- [To be done]
Extract the first line of the entries below and every line after it up to the one containing "(0,0) rectangle (417,485);", both kept. Pictures are excluded.

==== Extracted material ====

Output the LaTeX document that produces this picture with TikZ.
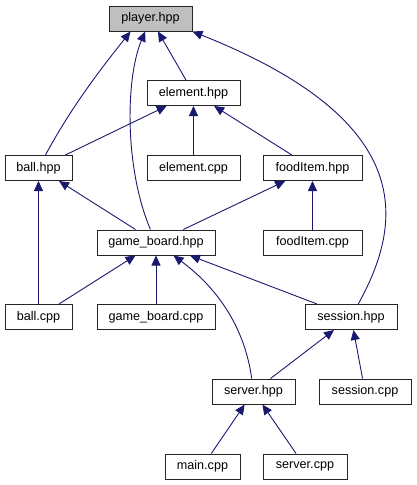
\documentclass[tikz,border=0pt]{standalone}
\usepackage{fontspec}
\setmainfont{Liberation Sans}
\usepackage{xcolor}
\usetikzlibrary{arrows.meta}
\definecolor{edgeblue}{HTML}{191970}
\definecolor{rootgray}{HTML}{BFBFBF}

\begin{document}
\begin{tikzpicture}[
    x=1pt, y=-1pt,
    file/.style={rectangle, draw=black!85, line width=1pt,
                 minimum height=25pt, inner sep=0pt,
                 font=\fontsize{12.6}{14}\selectfont},
    root/.style={file, fill=rootgray},
    arrow/.style={-{Triangle[length=10pt, width=9pt, fill=edgeblue]},
                  draw=edgeblue, line width=0.9pt}
]
\useasboundingbox (0,0) rectangle (417,485);

\node[root, minimum width=83pt]  (player)     at (150.5,18.5) {player.hpp};
\node[file, minimum width=93pt]  (element)    at (193.5,93)   {element.hpp};
\node[file, minimum width=67pt]  (ball)       at (38.5,168)   {ball.hpp};
\node[file, minimum width=93pt]  (elemcpp)    at (193.5,168)  {element.cpp};
\node[file, minimum width=99pt]  (food)       at (312.5,168)  {foodItem.hpp};
\node[file, minimum width=118pt] (board)      at (156,242.5)  {game\_board.hpp};
\node[file, minimum width=99pt]  (foodcpp)    at (312.5,242.5){foodItem.cpp};
\node[file, minimum width=67pt]  (ballcpp)    at (38.5,317)   {ball.cpp};
\node[file, minimum width=118pt] (boardcpp)   at (156,317)    {game\_board.cpp};
\node[file, minimum width=92pt]  (session)    at (351,317)    {session.hpp};
\node[file, minimum width=83pt]  (server)     at (253.5,391.5){server.hpp};
\node[file, minimum width=92pt]  (sessioncpp) at (365,391.5)  {session.cpp};
\node[file, minimum width=75pt]  (maincpp)    at (202.5,466.5){main.cpp};
\node[file, minimum width=84pt]  (servercpp)  at (305,466.5)  {server.cpp};

\draw[arrow] (ball) .. controls (75,100) and (112,55) .. ([xshift=-20pt]player.south);
\draw[arrow] (board) .. controls (125,170) and (125,80) .. (player);
\draw[arrow] (element) -- (player);
\draw[arrow] (session) .. controls (405,220) and (415,120) .. (player.south east);
\draw[arrow] (ball) -- (element);
\draw[arrow] (elemcpp) -- (element);
\draw[arrow] (food) -- (element);
\draw[arrow] (ballcpp) -- (ball);
\draw[arrow] (board) -- (ball);
\draw[arrow] (board) -- (food);
\draw[arrow] (foodcpp) -- (food);
\draw[arrow] (ballcpp) -- (board);
\draw[arrow] (boardcpp) -- (board);
\draw[arrow] (server) .. controls (245,330) and (220,290) .. (board);
\draw[arrow] (session) -- (board);
\draw[arrow] (server) -- (session);
\draw[arrow] (sessioncpp) -- (session);
\draw[arrow] (maincpp) -- (server);
\draw[arrow] (servercpp) -- (server);
\end{tikzpicture}
\end{document}
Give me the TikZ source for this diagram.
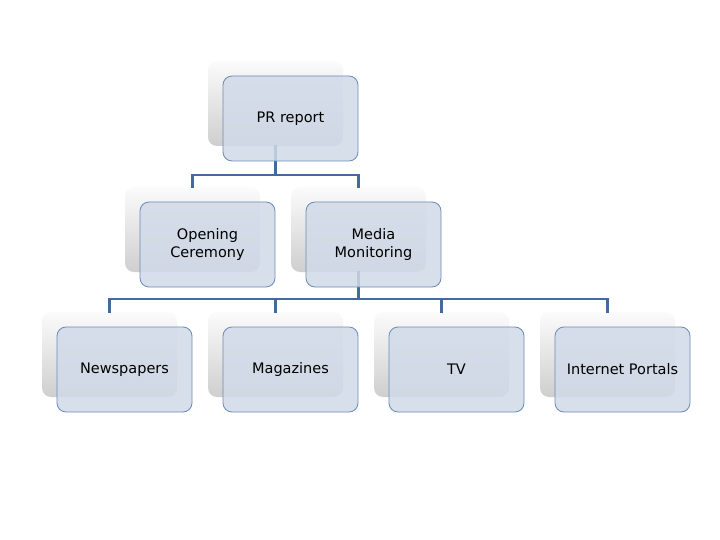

====

- [Task solution]
Output the LaTeX document that produces this picture with TikZ.
\documentclass[tikz,border=0pt]{standalone}
\usepackage{fontspec}
\setmainfont{Liberation Sans}
\usepackage{xcolor}
\usetikzlibrary{arrows.meta}
\definecolor{edgeblue}{HTML}{191970}
\definecolor{rootgray}{HTML}{BFBFBF}

\begin{document}
\begin{tikzpicture}[
    x=1pt, y=-1pt,
    file/.style={rectangle, draw=black!85, line width=1pt,
                 minimum height=25pt, inner sep=0pt,
                 font=\fontsize{12.6}{14}\selectfont},
    root/.style={file, fill=rootgray},
    arrow/.style={-{Triangle[length=10pt, width=9pt, fill=edgeblue]},
                  draw=edgeblue, line width=0.9pt}
]
\useasboundingbox (0,0) rectangle (417,485);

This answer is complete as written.